## Begin DATASET EXCERPT

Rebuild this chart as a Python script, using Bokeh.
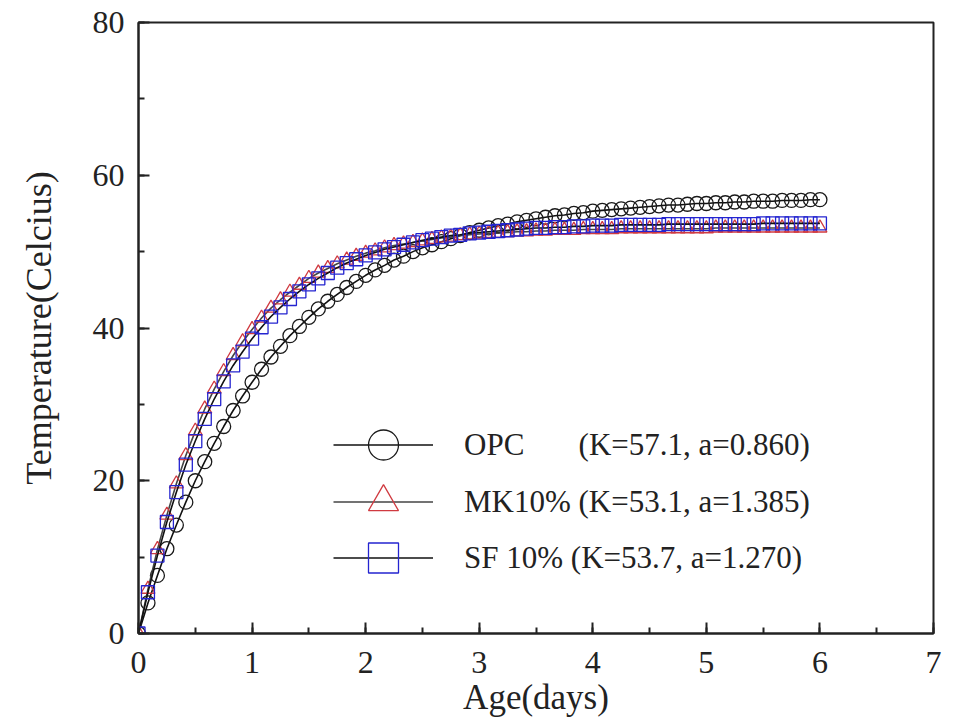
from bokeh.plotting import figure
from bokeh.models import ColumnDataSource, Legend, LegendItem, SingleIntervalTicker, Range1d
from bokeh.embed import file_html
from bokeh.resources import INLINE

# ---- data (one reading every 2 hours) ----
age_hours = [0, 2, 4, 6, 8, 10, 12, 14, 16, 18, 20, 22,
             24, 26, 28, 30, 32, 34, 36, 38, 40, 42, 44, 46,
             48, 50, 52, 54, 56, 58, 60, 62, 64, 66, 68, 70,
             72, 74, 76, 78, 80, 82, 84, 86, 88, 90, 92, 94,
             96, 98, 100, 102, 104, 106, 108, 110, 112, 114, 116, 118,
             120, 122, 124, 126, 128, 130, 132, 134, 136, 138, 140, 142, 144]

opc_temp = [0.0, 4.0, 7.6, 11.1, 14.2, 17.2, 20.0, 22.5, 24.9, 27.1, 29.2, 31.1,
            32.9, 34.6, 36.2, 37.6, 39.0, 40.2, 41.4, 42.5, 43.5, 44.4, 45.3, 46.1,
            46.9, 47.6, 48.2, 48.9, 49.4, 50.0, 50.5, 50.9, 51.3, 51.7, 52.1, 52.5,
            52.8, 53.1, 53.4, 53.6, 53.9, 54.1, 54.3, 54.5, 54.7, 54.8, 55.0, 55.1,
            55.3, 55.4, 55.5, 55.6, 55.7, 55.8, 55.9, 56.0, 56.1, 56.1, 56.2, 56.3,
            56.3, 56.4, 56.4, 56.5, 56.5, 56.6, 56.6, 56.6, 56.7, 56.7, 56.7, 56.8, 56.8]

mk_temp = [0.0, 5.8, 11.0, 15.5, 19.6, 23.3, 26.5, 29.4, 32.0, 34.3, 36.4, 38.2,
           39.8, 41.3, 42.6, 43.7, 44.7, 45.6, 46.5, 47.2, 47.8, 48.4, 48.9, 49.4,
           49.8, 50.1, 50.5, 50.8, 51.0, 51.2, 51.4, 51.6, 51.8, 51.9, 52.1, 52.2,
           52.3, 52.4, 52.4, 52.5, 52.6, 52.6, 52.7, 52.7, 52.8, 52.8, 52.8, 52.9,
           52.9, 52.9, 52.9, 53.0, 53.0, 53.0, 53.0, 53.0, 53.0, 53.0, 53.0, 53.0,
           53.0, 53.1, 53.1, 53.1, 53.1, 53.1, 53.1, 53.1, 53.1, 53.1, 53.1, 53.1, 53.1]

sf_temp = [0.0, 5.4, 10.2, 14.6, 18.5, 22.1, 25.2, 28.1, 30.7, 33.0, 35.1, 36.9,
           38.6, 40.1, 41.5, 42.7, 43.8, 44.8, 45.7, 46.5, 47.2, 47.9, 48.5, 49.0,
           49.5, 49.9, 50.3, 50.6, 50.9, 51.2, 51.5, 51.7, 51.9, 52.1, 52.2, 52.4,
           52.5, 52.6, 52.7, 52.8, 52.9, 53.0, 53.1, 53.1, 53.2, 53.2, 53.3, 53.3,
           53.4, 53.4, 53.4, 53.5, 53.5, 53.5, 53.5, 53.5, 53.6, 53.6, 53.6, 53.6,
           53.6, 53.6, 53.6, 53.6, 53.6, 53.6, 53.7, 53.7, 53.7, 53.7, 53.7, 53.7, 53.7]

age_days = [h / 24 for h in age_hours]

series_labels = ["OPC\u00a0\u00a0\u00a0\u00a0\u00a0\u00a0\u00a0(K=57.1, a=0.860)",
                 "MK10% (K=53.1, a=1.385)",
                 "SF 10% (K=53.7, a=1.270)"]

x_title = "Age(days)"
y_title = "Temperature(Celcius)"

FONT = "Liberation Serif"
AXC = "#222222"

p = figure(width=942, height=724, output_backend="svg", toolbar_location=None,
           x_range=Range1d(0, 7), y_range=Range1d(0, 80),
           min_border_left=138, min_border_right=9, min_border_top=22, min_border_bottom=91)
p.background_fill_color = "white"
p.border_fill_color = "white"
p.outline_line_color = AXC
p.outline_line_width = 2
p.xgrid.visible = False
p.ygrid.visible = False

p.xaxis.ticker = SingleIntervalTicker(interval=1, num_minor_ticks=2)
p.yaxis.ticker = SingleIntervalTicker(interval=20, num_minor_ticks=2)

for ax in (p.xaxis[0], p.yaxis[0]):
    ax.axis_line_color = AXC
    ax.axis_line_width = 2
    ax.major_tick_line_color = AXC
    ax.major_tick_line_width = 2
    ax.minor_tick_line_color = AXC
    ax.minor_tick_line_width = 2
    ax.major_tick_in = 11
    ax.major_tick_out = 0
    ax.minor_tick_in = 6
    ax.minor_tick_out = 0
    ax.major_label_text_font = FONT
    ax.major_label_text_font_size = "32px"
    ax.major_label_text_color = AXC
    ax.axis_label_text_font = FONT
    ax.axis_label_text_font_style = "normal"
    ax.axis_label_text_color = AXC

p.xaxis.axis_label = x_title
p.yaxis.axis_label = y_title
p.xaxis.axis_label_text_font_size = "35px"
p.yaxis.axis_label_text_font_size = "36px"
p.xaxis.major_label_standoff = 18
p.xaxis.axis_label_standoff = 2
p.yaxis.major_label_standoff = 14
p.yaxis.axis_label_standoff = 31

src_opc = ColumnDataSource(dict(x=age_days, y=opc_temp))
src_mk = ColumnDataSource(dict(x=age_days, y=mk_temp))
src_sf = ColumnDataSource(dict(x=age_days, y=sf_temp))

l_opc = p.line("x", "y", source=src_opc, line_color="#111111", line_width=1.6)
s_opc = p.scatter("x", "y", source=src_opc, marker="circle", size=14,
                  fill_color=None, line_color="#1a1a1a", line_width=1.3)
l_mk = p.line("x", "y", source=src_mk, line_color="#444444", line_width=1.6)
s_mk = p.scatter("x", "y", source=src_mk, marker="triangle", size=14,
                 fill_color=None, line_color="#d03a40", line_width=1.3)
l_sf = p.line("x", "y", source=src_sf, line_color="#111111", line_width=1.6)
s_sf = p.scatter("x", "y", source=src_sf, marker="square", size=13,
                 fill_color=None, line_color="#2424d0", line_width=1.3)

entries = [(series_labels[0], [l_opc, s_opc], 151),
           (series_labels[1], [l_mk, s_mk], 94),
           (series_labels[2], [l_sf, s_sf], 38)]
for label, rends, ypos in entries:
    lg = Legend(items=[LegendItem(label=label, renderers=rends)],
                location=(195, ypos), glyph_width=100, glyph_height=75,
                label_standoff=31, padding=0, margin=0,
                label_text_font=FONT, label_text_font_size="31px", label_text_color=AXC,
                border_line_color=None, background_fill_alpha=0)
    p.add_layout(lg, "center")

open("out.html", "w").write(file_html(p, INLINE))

## End DATASET EXCERPT

WORK TO COMPLETE: Repeat exactly and only the lines from the start of the data above through the line that holds "53.1, 53.1, 53.1]", inclusive. Pictures do not belong in the copy.

TASK OUTPUT:
Rebuild this chart as a Python script, using Bokeh.
from bokeh.plotting import figure
from bokeh.models import ColumnDataSource, Legend, LegendItem, SingleIntervalTicker, Range1d
from bokeh.embed import file_html
from bokeh.resources import INLINE

# ---- data (one reading every 2 hours) ----
age_hours = [0, 2, 4, 6, 8, 10, 12, 14, 16, 18, 20, 22,
             24, 26, 28, 30, 32, 34, 36, 38, 40, 42, 44, 46,
             48, 50, 52, 54, 56, 58, 60, 62, 64, 66, 68, 70,
             72, 74, 76, 78, 80, 82, 84, 86, 88, 90, 92, 94,
             96, 98, 100, 102, 104, 106, 108, 110, 112, 114, 116, 118,
             120, 122, 124, 126, 128, 130, 132, 134, 136, 138, 140, 142, 144]

opc_temp = [0.0, 4.0, 7.6, 11.1, 14.2, 17.2, 20.0, 22.5, 24.9, 27.1, 29.2, 31.1,
            32.9, 34.6, 36.2, 37.6, 39.0, 40.2, 41.4, 42.5, 43.5, 44.4, 45.3, 46.1,
            46.9, 47.6, 48.2, 48.9, 49.4, 50.0, 50.5, 50.9, 51.3, 51.7, 52.1, 52.5,
            52.8, 53.1, 53.4, 53.6, 53.9, 54.1, 54.3, 54.5, 54.7, 54.8, 55.0, 55.1,
            55.3, 55.4, 55.5, 55.6, 55.7, 55.8, 55.9, 56.0, 56.1, 56.1, 56.2, 56.3,
            56.3, 56.4, 56.4, 56.5, 56.5, 56.6, 56.6, 56.6, 56.7, 56.7, 56.7, 56.8, 56.8]

mk_temp = [0.0, 5.8, 11.0, 15.5, 19.6, 23.3, 26.5, 29.4, 32.0, 34.3, 36.4, 38.2,
           39.8, 41.3, 42.6, 43.7, 44.7, 45.6, 46.5, 47.2, 47.8, 48.4, 48.9, 49.4,
           49.8, 50.1, 50.5, 50.8, 51.0, 51.2, 51.4, 51.6, 51.8, 51.9, 52.1, 52.2,
           52.3, 52.4, 52.4, 52.5, 52.6, 52.6, 52.7, 52.7, 52.8, 52.8, 52.8, 52.9,
           52.9, 52.9, 52.9, 53.0, 53.0, 53.0, 53.0, 53.0, 53.0, 53.0, 53.0, 53.0,
           53.0, 53.1, 53.1, 53.1, 53.1, 53.1, 53.1, 53.1, 53.1, 53.1, 53.1, 53.1, 53.1]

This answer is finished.